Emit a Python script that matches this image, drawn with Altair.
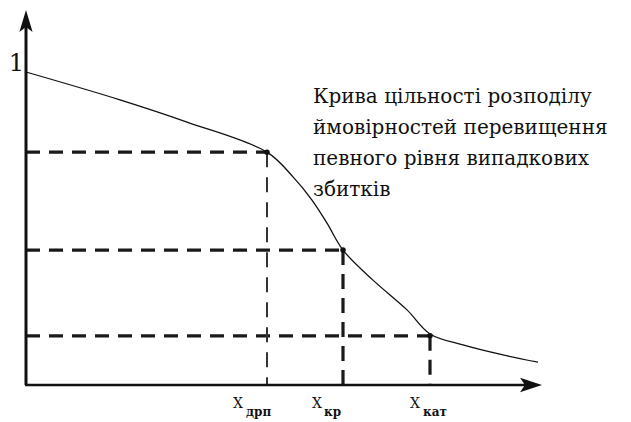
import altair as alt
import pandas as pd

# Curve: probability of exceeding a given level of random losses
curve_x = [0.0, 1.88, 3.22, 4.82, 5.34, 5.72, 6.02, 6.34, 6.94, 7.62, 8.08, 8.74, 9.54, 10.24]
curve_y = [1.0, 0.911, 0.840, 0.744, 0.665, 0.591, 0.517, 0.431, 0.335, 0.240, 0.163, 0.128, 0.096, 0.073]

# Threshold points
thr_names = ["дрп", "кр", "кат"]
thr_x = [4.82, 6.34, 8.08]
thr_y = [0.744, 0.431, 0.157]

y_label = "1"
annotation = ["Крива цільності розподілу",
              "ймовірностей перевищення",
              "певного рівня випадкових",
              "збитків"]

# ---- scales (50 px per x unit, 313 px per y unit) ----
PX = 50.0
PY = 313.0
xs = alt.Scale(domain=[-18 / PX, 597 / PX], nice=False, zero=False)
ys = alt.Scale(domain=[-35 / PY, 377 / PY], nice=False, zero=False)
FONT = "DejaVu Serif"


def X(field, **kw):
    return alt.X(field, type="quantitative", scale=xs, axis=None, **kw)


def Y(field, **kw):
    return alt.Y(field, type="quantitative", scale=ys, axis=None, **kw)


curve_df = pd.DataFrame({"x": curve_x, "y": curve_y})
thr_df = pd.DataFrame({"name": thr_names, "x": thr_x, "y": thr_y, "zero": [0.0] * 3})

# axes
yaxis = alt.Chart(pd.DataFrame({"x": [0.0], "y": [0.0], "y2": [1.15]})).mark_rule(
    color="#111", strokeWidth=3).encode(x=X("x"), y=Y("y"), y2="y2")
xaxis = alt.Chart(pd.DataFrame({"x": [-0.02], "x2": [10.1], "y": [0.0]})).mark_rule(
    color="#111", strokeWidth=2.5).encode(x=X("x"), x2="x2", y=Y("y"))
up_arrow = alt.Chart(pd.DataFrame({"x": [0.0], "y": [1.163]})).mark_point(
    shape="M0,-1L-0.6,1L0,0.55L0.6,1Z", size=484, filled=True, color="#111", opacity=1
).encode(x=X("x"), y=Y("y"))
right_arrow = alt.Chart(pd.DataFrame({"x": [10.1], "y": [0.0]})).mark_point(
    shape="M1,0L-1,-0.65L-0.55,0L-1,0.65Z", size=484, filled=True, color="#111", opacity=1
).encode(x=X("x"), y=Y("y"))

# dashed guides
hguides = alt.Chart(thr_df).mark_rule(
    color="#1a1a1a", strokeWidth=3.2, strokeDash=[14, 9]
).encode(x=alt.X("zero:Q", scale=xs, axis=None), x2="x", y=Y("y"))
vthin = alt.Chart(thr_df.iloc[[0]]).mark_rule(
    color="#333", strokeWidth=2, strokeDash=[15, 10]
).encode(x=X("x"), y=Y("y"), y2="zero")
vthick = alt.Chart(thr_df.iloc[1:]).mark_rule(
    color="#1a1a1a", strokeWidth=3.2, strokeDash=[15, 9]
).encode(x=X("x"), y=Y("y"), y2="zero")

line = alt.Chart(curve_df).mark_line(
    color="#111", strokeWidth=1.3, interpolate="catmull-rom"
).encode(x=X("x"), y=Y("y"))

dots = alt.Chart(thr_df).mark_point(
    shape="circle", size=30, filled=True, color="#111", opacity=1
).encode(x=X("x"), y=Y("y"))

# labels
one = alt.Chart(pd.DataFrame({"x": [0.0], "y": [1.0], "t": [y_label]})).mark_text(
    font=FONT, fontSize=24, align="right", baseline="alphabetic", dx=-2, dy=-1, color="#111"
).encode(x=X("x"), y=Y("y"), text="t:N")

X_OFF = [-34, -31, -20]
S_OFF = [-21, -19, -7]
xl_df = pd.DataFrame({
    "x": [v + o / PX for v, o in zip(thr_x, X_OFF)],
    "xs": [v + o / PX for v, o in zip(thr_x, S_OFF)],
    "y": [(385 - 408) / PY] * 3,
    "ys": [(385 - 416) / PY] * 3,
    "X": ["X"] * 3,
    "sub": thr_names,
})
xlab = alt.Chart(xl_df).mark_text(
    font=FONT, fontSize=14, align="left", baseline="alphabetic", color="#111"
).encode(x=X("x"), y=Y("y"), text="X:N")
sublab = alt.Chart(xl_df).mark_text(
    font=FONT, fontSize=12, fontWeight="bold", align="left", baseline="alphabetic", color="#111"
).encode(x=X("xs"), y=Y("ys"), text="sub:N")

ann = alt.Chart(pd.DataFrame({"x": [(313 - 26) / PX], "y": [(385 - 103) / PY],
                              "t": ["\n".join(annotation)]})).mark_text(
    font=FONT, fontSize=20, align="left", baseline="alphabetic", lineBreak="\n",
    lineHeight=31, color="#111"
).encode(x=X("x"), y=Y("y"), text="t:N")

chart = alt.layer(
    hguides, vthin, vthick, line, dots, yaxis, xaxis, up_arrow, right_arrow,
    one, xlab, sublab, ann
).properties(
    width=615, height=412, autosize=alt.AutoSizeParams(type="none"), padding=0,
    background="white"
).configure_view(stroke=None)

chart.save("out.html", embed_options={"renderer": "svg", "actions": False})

══════════════════════════════

**Given request**. Leave the images out, please, and restate each line word for word.

**Solution**.
Emit a Python script that matches this image, drawn with Altair.
import altair as alt
import pandas as pd

# Curve: probability of exceeding a given level of random losses
curve_x = [0.0, 1.88, 3.22, 4.82, 5.34, 5.72, 6.02, 6.34, 6.94, 7.62, 8.08, 8.74, 9.54, 10.24]
curve_y = [1.0, 0.911, 0.840, 0.744, 0.665, 0.591, 0.517, 0.431, 0.335, 0.240, 0.163, 0.128, 0.096, 0.073]

# Threshold points
thr_names = ["дрп", "кр", "кат"]
thr_x = [4.82, 6.34, 8.08]
thr_y = [0.744, 0.431, 0.157]

y_label = "1"
annotation = ["Крива цільності розподілу",
              "ймовірностей перевищення",
              "певного рівня випадкових",
              "збитків"]

# ---- scales (50 px per x unit, 313 px per y unit) ----
PX = 50.0
PY = 313.0
xs = alt.Scale(domain=[-18 / PX, 597 / PX], nice=False, zero=False)
ys = alt.Scale(domain=[-35 / PY, 377 / PY], nice=False, zero=False)
FONT = "DejaVu Serif"


def X(field, **kw):
    return alt.X(field, type="quantitative", scale=xs, axis=None, **kw)


def Y(field, **kw):
    return alt.Y(field, type="quantitative", scale=ys, axis=None, **kw)


curve_df = pd.DataFrame({"x": curve_x, "y": curve_y})
thr_df = pd.DataFrame({"name": thr_names, "x": thr_x, "y": thr_y, "zero": [0.0] * 3})

# axes
yaxis = alt.Chart(pd.DataFrame({"x": [0.0], "y": [0.0], "y2": [1.15]})).mark_rule(
    color="#111", strokeWidth=3).encode(x=X("x"), y=Y("y"), y2="y2")
xaxis = alt.Chart(pd.DataFrame({"x": [-0.02], "x2": [10.1], "y": [0.0]})).mark_rule(
    color="#111", strokeWidth=2.5).encode(x=X("x"), x2="x2", y=Y("y"))
up_arrow = alt.Chart(pd.DataFrame({"x": [0.0], "y": [1.163]})).mark_point(
    shape="M0,-1L-0.6,1L0,0.55L0.6,1Z", size=484, filled=True, color="#111", opacity=1
).encode(x=X("x"), y=Y("y"))
right_arrow = alt.Chart(pd.DataFrame({"x": [10.1], "y": [0.0]})).mark_point(
    shape="M1,0L-1,-0.65L-0.55,0L-1,0.65Z", size=484, filled=True, color="#111", opacity=1
).encode(x=X("x"), y=Y("y"))

# dashed guides
hguides = alt.Chart(thr_df).mark_rule(
    color="#1a1a1a", strokeWidth=3.2, strokeDash=[14, 9]
).encode(x=alt.X("zero:Q", scale=xs, axis=None), x2="x", y=Y("y"))
vthin = alt.Chart(thr_df.iloc[[0]]).mark_rule(
    color="#333", strokeWidth=2, strokeDash=[15, 10]
).encode(x=X("x"), y=Y("y"), y2="zero")
vthick = alt.Chart(thr_df.iloc[1:]).mark_rule(
    color="#1a1a1a", strokeWidth=3.2, strokeDash=[15, 9]
).encode(x=X("x"), y=Y("y"), y2="zero")

line = alt.Chart(curve_df).mark_line(
    color="#111", strokeWidth=1.3, interpolate="catmull-rom"
).encode(x=X("x"), y=Y("y"))

dots = alt.Chart(thr_df).mark_point(
    shape="circle", size=30, filled=True, color="#111", opacity=1
).encode(x=X("x"), y=Y("y"))

# labels
one = alt.Chart(pd.DataFrame({"x": [0.0], "y": [1.0], "t": [y_label]})).mark_text(
    font=FONT, fontSize=24, align="right", baseline="alphabetic", dx=-2, dy=-1, color="#111"
).encode(x=X("x"), y=Y("y"), text="t:N")

X_OFF = [-34, -31, -20]
S_OFF = [-21, -19, -7]
xl_df = pd.DataFrame({
    "x": [v + o / PX for v, o in zip(thr_x, X_OFF)],
    "xs": [v + o / PX for v, o in zip(thr_x, S_OFF)],
    "y": [(385 - 408) / PY] * 3,
    "ys": [(385 - 416) / PY] * 3,
    "X": ["X"] * 3,
    "sub": thr_names,
})
xlab = alt.Chart(xl_df).mark_text(
    font=FONT, fontSize=14, align="left", baseline="alphabetic", color="#111"
).encode(x=X("x"), y=Y("y"), text="X:N")
sublab = alt.Chart(xl_df).mark_text(
    font=FONT, fontSize=12, fontWeight="bold", align="left", baseline="alphabetic", color="#111"
).encode(x=X("xs"), y=Y("ys"), text="sub:N")

ann = alt.Chart(pd.DataFrame({"x": [(313 - 26) / PX], "y": [(385 - 103) / PY],
                              "t": ["\n".join(annotation)]})).mark_text(
    font=FONT, fontSize=20, align="left", baseline="alphabetic", lineBreak="\n",
    lineHeight=31, color="#111"
).encode(x=X("x"), y=Y("y"), text="t:N")

chart = alt.layer(
    hguides, vthin, vthick, line, dots, yaxis, xaxis, up_arrow, right_arrow,
    one, xlab, sublab, ann
).properties(
    width=615, height=412, autosize=alt.AutoSizeParams(type="none"), padding=0,
    background="white"
).configure_view(stroke=None)

chart.save("out.html", embed_options={"renderer": "svg", "actions": False})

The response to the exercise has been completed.